Given request
Return only the lines running from the line that holds "Generate a component" to the line that holds "const BIN_WIDTH = 10;", including both.

- - -

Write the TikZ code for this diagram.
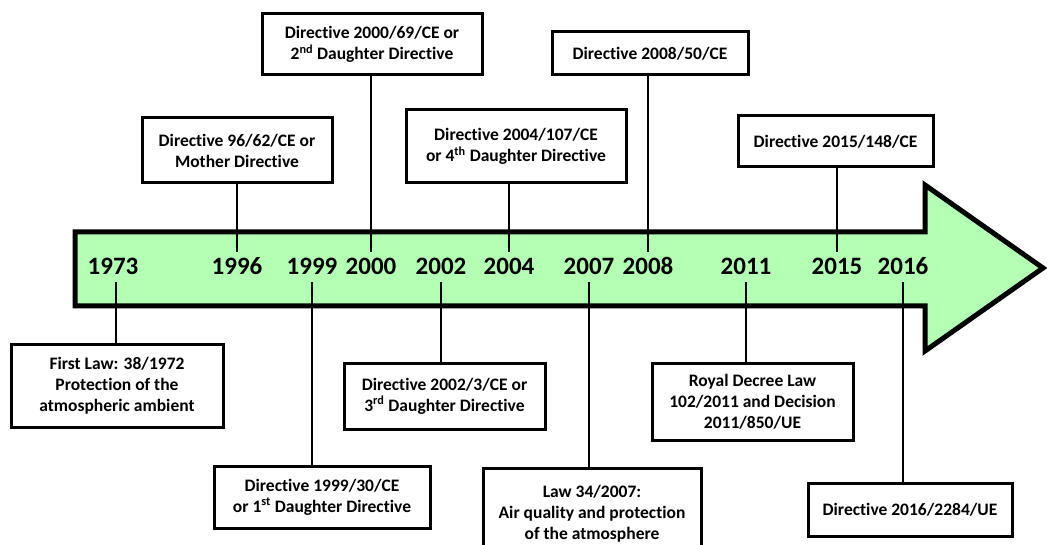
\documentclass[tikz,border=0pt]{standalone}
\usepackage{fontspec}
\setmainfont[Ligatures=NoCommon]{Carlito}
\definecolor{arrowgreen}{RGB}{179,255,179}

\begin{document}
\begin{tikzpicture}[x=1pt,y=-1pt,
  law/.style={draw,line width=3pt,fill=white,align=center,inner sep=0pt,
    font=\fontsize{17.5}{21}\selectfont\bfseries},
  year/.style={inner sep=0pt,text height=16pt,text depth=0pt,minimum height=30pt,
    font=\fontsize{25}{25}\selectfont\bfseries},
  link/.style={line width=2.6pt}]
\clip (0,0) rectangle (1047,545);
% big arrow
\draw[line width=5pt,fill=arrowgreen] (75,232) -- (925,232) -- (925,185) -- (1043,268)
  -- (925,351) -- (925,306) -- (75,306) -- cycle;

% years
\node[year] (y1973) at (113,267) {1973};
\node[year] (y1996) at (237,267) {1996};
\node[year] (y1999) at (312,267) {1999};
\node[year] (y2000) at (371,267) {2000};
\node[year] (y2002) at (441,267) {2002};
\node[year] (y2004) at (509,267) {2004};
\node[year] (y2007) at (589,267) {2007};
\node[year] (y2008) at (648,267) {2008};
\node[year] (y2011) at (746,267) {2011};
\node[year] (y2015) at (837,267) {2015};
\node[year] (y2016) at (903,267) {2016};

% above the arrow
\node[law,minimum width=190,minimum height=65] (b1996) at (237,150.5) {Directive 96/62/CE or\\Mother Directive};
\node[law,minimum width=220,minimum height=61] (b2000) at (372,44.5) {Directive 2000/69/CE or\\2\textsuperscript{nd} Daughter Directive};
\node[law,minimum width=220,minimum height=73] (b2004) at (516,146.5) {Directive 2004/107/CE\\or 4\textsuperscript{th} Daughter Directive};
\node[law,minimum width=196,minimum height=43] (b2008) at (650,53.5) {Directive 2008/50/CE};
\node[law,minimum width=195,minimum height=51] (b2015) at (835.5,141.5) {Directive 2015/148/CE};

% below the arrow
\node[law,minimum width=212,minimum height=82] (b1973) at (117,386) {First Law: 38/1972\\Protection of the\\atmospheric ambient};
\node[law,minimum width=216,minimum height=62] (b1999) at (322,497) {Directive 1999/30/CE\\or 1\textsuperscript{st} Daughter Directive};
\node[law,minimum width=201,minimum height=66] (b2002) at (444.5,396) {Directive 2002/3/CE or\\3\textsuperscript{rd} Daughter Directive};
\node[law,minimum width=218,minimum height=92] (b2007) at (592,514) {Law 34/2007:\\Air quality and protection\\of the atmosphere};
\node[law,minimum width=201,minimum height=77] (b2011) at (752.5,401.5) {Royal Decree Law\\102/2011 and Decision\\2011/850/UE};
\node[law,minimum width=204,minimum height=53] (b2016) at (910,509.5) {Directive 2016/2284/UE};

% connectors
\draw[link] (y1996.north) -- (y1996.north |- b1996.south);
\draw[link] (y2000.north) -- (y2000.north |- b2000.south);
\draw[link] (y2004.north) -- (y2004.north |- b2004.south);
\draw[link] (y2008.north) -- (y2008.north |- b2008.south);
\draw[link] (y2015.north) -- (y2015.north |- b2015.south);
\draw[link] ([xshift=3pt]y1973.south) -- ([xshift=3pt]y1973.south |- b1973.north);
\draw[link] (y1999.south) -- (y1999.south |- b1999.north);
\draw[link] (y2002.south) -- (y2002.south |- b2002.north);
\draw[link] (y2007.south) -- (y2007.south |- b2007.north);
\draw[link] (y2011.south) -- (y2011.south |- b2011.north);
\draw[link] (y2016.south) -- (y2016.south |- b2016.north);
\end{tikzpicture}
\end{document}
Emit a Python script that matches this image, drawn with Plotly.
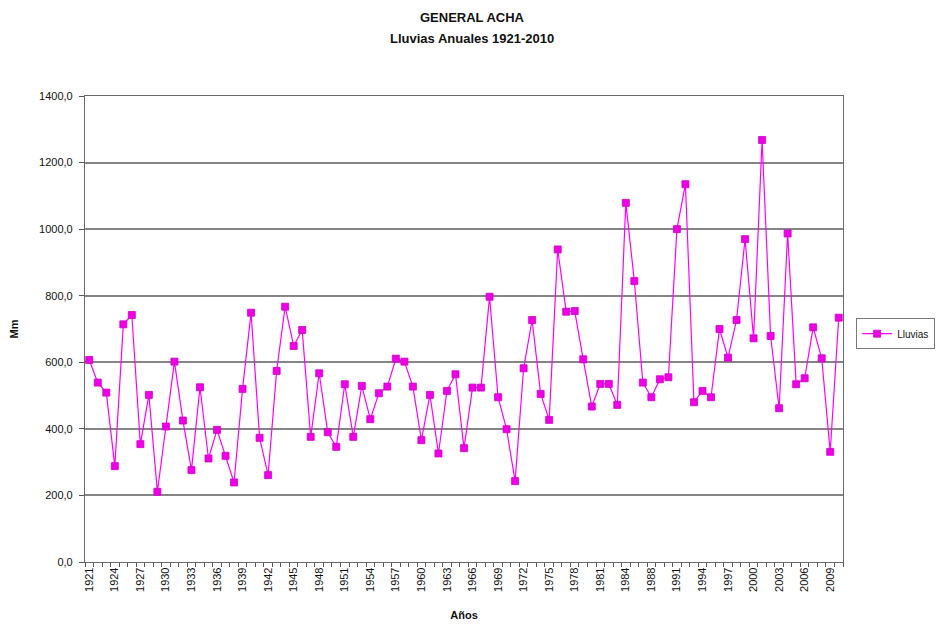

- - -

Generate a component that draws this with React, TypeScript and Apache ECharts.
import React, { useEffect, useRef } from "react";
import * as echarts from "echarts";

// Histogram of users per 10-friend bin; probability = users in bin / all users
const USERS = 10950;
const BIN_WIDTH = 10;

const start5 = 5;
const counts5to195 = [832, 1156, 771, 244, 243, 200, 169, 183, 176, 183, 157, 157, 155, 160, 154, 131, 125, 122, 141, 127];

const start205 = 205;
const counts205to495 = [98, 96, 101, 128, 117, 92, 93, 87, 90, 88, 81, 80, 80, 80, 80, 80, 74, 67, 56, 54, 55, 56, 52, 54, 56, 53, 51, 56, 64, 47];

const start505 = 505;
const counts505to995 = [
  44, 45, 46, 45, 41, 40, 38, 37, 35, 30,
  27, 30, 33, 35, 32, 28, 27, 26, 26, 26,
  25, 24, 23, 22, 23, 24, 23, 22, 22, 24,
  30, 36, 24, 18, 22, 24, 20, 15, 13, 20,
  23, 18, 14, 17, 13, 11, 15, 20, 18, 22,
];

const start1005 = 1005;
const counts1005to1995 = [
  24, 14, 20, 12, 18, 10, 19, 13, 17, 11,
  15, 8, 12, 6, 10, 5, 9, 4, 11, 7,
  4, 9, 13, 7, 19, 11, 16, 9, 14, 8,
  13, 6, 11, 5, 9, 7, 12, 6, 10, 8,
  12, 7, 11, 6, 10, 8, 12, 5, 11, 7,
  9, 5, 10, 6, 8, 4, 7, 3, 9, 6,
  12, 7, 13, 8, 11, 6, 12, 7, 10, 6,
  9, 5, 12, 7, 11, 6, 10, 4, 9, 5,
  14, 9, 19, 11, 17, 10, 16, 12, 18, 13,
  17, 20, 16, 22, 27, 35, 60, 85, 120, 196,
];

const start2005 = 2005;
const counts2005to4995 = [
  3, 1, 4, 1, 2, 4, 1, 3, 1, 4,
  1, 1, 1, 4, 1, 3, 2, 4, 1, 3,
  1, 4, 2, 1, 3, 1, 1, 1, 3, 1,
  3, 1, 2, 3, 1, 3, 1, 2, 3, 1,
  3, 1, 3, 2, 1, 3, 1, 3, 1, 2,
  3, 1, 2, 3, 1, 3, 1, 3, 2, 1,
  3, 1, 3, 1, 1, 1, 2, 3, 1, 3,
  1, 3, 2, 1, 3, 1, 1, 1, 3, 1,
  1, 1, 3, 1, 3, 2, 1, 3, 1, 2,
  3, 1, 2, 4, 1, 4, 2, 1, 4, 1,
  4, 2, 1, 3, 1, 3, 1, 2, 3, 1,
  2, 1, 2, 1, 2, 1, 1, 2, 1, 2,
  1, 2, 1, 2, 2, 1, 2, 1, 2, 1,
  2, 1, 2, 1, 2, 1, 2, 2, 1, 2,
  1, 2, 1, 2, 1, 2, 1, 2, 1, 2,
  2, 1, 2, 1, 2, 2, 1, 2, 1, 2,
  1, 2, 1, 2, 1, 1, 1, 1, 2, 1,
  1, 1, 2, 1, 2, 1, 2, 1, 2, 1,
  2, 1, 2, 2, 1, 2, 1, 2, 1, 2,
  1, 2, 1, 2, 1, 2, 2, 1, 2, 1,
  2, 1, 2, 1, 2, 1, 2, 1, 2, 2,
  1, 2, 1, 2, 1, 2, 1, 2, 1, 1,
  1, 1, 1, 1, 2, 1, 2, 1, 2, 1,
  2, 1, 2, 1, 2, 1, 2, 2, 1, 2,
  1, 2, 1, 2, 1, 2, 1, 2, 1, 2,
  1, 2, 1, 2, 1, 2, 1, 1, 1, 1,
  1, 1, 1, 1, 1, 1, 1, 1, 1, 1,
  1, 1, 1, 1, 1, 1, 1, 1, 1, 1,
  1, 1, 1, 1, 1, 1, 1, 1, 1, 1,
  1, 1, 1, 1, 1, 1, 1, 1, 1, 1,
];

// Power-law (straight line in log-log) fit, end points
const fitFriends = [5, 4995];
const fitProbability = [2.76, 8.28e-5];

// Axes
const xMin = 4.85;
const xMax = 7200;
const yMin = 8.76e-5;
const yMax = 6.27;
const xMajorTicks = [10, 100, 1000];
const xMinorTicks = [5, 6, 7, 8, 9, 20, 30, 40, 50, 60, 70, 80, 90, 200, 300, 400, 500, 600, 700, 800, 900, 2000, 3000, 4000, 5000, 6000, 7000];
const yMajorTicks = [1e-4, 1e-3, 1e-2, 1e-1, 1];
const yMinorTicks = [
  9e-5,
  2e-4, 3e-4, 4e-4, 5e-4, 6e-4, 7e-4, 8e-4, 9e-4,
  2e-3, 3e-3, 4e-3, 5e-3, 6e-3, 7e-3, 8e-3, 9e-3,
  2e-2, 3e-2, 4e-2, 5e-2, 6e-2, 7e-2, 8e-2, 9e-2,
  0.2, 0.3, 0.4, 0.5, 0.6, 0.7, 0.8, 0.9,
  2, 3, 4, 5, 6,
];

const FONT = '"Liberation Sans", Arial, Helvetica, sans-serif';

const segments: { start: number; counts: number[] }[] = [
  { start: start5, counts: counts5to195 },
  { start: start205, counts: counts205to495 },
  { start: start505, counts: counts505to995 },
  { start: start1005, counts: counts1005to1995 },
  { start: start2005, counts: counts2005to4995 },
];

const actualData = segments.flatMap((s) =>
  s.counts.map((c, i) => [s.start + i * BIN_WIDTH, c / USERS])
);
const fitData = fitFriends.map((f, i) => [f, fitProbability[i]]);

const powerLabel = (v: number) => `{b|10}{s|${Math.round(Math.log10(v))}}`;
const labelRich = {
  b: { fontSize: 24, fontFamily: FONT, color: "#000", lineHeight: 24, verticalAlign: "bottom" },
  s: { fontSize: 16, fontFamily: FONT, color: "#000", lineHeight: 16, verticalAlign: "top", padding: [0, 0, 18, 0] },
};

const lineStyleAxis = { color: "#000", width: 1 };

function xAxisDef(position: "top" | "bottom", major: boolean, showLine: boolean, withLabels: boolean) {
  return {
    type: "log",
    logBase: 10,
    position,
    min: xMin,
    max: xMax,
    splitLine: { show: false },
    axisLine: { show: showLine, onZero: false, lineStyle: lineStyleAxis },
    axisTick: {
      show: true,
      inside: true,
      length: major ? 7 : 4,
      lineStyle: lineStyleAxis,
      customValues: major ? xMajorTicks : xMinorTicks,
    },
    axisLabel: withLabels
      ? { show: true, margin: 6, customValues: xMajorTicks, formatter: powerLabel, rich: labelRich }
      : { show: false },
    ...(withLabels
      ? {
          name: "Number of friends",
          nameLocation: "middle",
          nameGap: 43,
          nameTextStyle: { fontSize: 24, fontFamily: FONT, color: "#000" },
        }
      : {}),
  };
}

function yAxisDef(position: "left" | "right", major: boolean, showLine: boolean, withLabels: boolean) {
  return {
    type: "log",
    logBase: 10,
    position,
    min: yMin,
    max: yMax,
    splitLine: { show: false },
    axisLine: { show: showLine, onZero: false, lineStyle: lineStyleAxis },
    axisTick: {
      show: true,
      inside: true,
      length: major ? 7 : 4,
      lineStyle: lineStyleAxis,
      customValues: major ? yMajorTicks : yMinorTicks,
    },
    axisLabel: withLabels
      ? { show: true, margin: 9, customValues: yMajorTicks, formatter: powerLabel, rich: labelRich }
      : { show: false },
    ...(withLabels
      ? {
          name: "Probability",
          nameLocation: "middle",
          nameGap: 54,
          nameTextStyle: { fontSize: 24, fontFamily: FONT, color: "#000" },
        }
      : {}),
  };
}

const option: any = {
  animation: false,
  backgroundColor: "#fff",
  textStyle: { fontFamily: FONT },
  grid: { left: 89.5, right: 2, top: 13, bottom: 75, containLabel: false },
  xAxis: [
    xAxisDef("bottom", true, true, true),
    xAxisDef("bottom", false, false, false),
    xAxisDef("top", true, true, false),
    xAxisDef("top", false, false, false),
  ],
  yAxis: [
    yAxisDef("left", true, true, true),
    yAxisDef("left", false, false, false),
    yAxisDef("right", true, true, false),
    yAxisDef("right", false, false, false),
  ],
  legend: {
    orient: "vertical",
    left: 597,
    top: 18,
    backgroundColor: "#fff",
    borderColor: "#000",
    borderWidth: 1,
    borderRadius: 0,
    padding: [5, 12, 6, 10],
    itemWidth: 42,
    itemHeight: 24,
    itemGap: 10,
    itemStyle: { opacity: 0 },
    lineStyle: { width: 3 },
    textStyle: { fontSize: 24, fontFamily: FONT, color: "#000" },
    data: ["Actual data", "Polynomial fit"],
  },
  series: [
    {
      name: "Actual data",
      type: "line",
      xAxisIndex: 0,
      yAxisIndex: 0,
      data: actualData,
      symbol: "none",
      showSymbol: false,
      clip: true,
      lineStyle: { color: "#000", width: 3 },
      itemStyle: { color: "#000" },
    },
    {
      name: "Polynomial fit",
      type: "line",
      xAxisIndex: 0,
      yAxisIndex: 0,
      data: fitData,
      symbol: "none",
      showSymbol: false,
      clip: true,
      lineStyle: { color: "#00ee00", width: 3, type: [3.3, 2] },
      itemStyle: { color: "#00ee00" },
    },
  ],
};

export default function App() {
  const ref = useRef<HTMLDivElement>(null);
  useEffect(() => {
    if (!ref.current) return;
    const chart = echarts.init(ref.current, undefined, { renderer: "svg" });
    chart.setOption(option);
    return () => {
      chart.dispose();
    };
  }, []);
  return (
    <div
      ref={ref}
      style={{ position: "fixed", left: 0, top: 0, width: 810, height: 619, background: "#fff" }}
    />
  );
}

- - -

Solved exercise
Generate a component that draws this with React, TypeScript and Apache ECharts.
import React, { useEffect, useRef } from "react";
import * as echarts from "echarts";

// Histogram of users per 10-friend bin; probability = users in bin / all users
const USERS = 10950;
const BIN_WIDTH = 10;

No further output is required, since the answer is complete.